Very basic OSPF stuff


Since my new job requires me to be good at OSPF and the fact that the last time I studied OSPF was during my CCNA studies 4 years back I had to come up with this so I can fetch it when needed.

Just some notes that I prepared from CBT nuggets. Mostly it’s what Jeremy had on his screen and some of it is from the ROUTE cert guide. Just collated them for it to be in a single place for reference.

The tables

Neighbor table Stores the list of OSPF neighbors
Topology table A.k.a LSDB, it represents the entire diagram of the network (Area) –
This table is built using the following;
– Router ID of all the routers in the area
– Router interface, IP address, mask and subnet of those routers
– List of the routers reachable by each router on each interface.
Routing table This table keeps the best path to reach each of the prefix/subnet based on the SPF algorithm performed on the topology table (LSDB).
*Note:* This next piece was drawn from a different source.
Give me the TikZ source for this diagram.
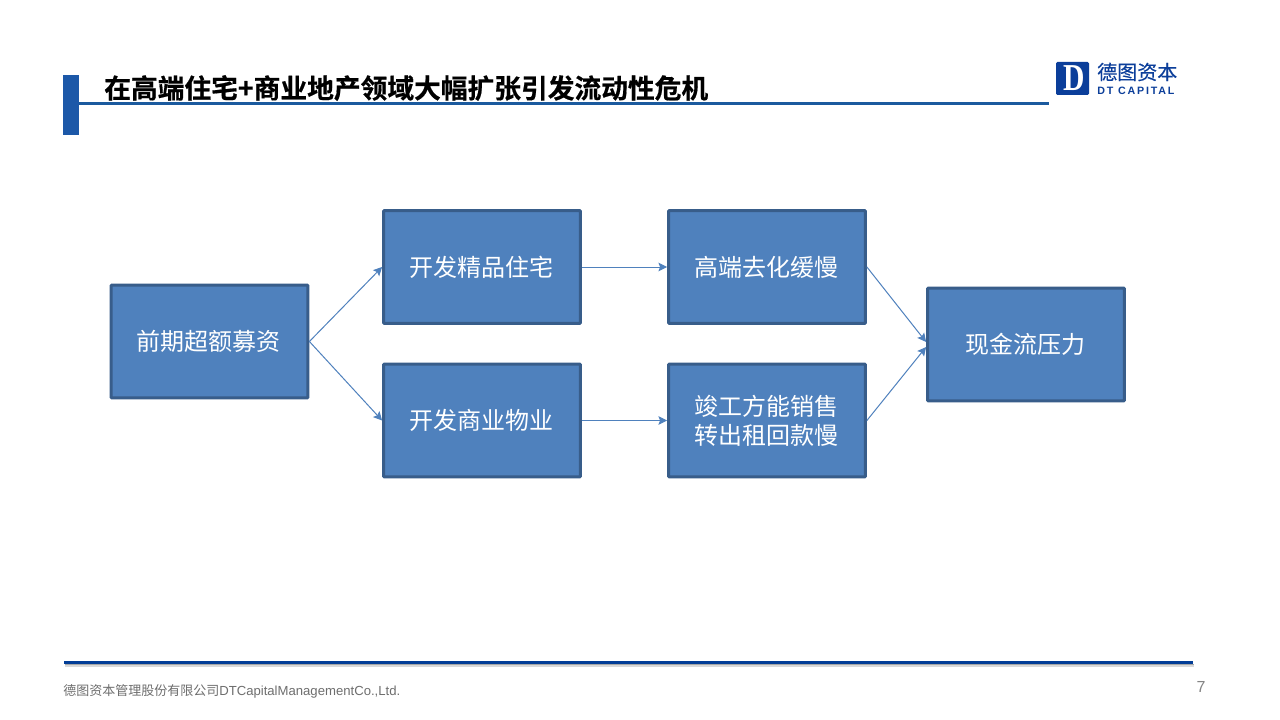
\documentclass[tikz,border=0pt]{standalone}
\usepackage{fontspec}
\setmainfont{Noto Sans CJK SC}
\newfontfamily\latinf{Liberation Sans}
\newfontfamily\logolatin[LetterSpace=17]{Liberation Sans}
\newfontfamily\boldcjk[FakeBold=0.6]{Noto Sans CJK SC Bold}
\newfontfamily\logocjk[FakeBold=0.2]{Noto Sans CJK SC}
\definecolor{boxfill}{HTML}{4F81BD}
\definecolor{boxline}{HTML}{385D8A}
\definecolor{titleblue}{HTML}{1C58A8}
\definecolor{ruleblue}{HTML}{1B5A9E}
\definecolor{footblue}{HTML}{023D96}
\definecolor{logoblue}{HTML}{0B3E9A}
\definecolor{footgray}{HTML}{6E6E6E}
\usetikzlibrary{arrows.meta,calc}
\tikzset{
  flowbox/.style={draw=boxline,fill=boxfill,line width=2.25pt,rounded corners=0.6pt,minimum width=147.6pt,minimum height=84.6pt,inner sep=0pt,text=white,font=\fontsize{18}{21.8}\selectfont,align=center},
  flowline/.style={draw=boxfill,line width=0.75pt,-{Stealth[length=6.5pt,width=6.5pt,inset=1.2pt]}}
}
\begin{document}
\begin{tikzpicture}[x=0.75pt,y=-0.75pt]
\useasboundingbox (0,0) rectangle (1280,720);
\fill[white] (0,0) rectangle (1280,720);
% header
\fill[titleblue] (63,75) rectangle (79,135);
\fill[ruleblue] (79,102) rectangle (1049,105.5);
\node[anchor=west,inner sep=0pt,font=\fontsize{20.05}{24}\selectfont\boldcjk] (title) at (104,88) {在高端住宅+商业地产领域大幅扩张引发流动性危机};
% logo
\fill[logoblue,rounded corners=1pt] (1056,62) rectangle (1089,95);
\node[white,inner sep=0pt,xscale=0.78,font=\fontsize{28.5}{29}\selectfont] (logod) at (1074,78) {\fontspec{Liberation Serif}\bfseries D};
\node[anchor=west,inner sep=0pt,text=logoblue,font=\fontsize{15}{18}\selectfont\logocjk] (logocn) at (1097,72) {德图资本};
\node[anchor=west,inner sep=0pt,text=logoblue,font=\fontsize{8}{10}\selectfont\logolatin\bfseries] (logoen) at (1097,90.5) {DT CAPITAL};
% boxes
\node[flowbox] (a) at (209.5,341.5) {\hspace{-1.5pt}\raisebox{-0.6pt}{前期超额募资}};
\node[flowbox] (b) at (482,267) {\hspace{-1.5pt}开发精品住宅};
\node[flowbox] (c) at (767,267) {\hspace{-1.5pt}高端去化缓慢};
\node[flowbox] (d) at (482,420.5) {\hspace{-1.5pt}开发商业物业};
\node[flowbox] (e) at (767,420.5) {\hspace{-1.5pt}竣工方能销售\\\hspace{-1.5pt}转出租回款慢};
\node[flowbox] (f) at (1026,344.5) {\hspace{-1.5pt}现金流压力};
% connectors
\coordinate (f1) at ($(f.west)+(0,-2.5)$);
\coordinate (f2) at ($(f.west)+(0,2.5)$);
\draw[flowline] (a.east) -- (b.west);
\draw[flowline] (a.east) -- (d.west);
\draw[flowline] (b.east) -- (c.west);
\draw[flowline] (d.east) -- (e.west);
\draw[flowline] (c.east) -- (f1);
\draw[flowline] (e.east) -- (f2);
% footer
\fill[black!15] (65,664) rectangle (1194,666.5);
\fill[black!35] (65,664) rectangle (1194,665.2);
\fill[footblue] (64,661) rectangle (1193,664);
\node[anchor=west,inner sep=0pt,text=footgray,font=\fontsize{9.75}{12}\selectfont] (foot) at (63,691) {德图资本管理股份有限公司{\fontsize{9.85}{12}\selectfont\latinf DTCapitalManagementCo.,Ltd.}};
\node[inner sep=0pt,text=footgray!85,font=\fontsize{12}{14}\selectfont\latinf] (pg) at (1201,687) {7};
\end{tikzpicture}
\end{document}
OSPF Area Design consideration

  1. All areas must connect to Area 0 (backbone area).
  2. All routers in an Area have the same topology table.
  3. The goal is to localize updates within an area.
  4. Requires hierarchical design in terms of IP addressing. Use summarization and avoid using discontiguous networks within an area.

Basic OSPF Terms

LSDB Link State Database
This stores the topology data.
SPF Shortest Path First
Algorithm that analyzes the LSDB to determine the best path for each prefix i.e. to calculate the routing table once the neighborship is formed.
LSU Link State Updates
OSPF packet that contains LSAs.
LSA Link State Advertisement
Holds topology information. Held in memory in the LSDB and propagated over the network in LSU messages.

 Router types

ABR Area Border Router
– Has interfaces connected to at least two different OSPF areas including the backbone area (area 0).
– Holds topology data for each area and calculates routes for each area.
– Advertise only routes between each area. Does not share topology data between areas.
Backbone router Router that has at least one interface connected to the backbone area.
Internal router A router that has interfaces connected to only one area.
DR Designated Router
– On multi-access data links like LAN, a DR is elected by the OSPF routers on that data link to perform some special functions in regards to OSPF.
BDR Backup Designated Router
– On a multi-access data link, the BDR monitors the DR and becomes prepared to take over the DR, should the DR fail.